AVAILABLE DATA:
════════

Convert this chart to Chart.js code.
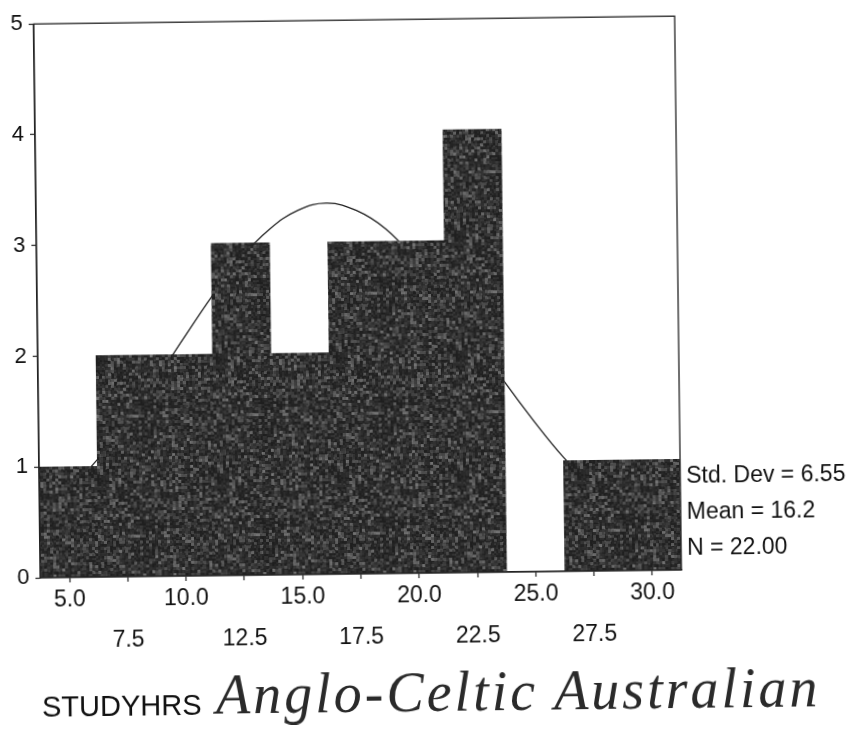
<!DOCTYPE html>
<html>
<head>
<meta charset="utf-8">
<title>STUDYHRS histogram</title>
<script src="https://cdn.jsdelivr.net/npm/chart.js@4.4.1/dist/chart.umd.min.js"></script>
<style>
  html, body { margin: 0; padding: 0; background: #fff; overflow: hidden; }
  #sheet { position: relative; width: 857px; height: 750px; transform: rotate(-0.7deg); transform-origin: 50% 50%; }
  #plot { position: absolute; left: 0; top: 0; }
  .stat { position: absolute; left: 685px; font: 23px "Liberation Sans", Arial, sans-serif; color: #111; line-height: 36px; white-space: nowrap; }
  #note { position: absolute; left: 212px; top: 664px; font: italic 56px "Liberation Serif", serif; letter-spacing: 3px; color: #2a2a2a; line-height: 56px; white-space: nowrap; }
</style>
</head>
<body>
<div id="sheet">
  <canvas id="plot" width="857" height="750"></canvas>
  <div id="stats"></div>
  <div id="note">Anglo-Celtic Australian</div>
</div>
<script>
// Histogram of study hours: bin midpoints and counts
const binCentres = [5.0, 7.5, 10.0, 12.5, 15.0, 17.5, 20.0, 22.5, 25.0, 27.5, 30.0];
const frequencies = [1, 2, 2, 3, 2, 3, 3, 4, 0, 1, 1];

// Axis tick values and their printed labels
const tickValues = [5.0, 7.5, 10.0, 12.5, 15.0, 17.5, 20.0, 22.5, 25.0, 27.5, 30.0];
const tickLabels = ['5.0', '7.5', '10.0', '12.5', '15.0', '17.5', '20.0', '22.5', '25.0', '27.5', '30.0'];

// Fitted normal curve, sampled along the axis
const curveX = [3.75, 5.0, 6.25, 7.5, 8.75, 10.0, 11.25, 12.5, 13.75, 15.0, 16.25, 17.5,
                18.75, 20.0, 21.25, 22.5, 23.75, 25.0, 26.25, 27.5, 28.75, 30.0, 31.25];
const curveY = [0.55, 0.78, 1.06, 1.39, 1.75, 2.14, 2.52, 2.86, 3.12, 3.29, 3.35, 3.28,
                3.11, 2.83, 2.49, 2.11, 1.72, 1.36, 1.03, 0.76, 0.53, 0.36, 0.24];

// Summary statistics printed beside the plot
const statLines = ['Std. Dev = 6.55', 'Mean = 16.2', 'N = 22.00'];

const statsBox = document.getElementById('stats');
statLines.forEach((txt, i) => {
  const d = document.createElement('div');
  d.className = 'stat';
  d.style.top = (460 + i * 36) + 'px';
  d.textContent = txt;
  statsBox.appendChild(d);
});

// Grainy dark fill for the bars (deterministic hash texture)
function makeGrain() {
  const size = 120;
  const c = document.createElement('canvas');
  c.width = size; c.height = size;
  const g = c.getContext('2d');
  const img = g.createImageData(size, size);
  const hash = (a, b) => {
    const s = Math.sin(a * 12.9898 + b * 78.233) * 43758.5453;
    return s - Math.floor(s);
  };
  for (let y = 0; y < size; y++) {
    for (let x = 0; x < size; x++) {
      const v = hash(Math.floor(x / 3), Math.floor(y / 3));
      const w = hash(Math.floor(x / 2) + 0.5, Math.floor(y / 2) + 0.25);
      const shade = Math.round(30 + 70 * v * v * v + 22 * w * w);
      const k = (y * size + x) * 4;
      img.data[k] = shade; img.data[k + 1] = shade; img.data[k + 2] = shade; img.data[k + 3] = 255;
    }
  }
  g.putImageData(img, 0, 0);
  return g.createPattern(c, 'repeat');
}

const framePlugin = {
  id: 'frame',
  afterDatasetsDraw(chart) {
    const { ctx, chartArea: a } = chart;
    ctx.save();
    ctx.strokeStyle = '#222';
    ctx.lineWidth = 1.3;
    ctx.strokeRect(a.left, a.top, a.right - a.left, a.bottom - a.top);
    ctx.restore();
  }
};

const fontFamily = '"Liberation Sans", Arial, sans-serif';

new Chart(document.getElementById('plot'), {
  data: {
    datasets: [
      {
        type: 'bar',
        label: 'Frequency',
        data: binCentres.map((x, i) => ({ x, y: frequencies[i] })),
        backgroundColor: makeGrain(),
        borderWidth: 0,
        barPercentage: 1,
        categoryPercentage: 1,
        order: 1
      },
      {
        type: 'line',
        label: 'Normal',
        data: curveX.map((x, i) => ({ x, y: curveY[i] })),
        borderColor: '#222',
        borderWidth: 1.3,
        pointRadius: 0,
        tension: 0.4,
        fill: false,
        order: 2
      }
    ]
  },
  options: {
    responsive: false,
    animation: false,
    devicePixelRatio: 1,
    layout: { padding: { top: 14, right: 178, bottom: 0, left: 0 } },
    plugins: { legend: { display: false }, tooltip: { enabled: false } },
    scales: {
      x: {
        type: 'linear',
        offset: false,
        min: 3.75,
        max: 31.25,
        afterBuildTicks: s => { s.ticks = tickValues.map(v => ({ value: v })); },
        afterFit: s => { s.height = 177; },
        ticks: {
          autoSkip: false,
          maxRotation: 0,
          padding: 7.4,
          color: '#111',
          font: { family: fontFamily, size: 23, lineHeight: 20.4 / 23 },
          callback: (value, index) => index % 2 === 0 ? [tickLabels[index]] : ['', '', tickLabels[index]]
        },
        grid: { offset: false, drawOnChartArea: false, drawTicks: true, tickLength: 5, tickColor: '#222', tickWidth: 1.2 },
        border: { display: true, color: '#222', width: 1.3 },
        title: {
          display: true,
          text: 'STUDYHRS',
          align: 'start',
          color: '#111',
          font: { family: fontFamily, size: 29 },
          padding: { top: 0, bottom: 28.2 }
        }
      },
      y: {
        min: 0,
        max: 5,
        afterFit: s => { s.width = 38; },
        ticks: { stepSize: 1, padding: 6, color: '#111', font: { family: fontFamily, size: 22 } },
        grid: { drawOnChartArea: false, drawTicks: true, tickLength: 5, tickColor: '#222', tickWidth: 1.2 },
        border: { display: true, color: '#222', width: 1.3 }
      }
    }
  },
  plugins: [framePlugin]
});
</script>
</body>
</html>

════════

DIRECTIONS FOR THIS TASK:
Set the lines above down again, word for word, from the first through the one containing "3, 4, 0, 1, 1];"; pictures excluded.

OUTPUT BELOW:
Convert this chart to Chart.js code.
<!DOCTYPE html>
<html>
<head>
<meta charset="utf-8">
<title>STUDYHRS histogram</title>
<script src="https://cdn.jsdelivr.net/npm/chart.js@4.4.1/dist/chart.umd.min.js"></script>
<style>
  html, body { margin: 0; padding: 0; background: #fff; overflow: hidden; }
  #sheet { position: relative; width: 857px; height: 750px; transform: rotate(-0.7deg); transform-origin: 50% 50%; }
  #plot { position: absolute; left: 0; top: 0; }
  .stat { position: absolute; left: 685px; font: 23px "Liberation Sans", Arial, sans-serif; color: #111; line-height: 36px; white-space: nowrap; }
  #note { position: absolute; left: 212px; top: 664px; font: italic 56px "Liberation Serif", serif; letter-spacing: 3px; color: #2a2a2a; line-height: 56px; white-space: nowrap; }
</style>
</head>
<body>
<div id="sheet">
  <canvas id="plot" width="857" height="750"></canvas>
  <div id="stats"></div>
  <div id="note">Anglo-Celtic Australian</div>
</div>
<script>
// Histogram of study hours: bin midpoints and counts
const binCentres = [5.0, 7.5, 10.0, 12.5, 15.0, 17.5, 20.0, 22.5, 25.0, 27.5, 30.0];
const frequencies = [1, 2, 2, 3, 2, 3, 3, 4, 0, 1, 1];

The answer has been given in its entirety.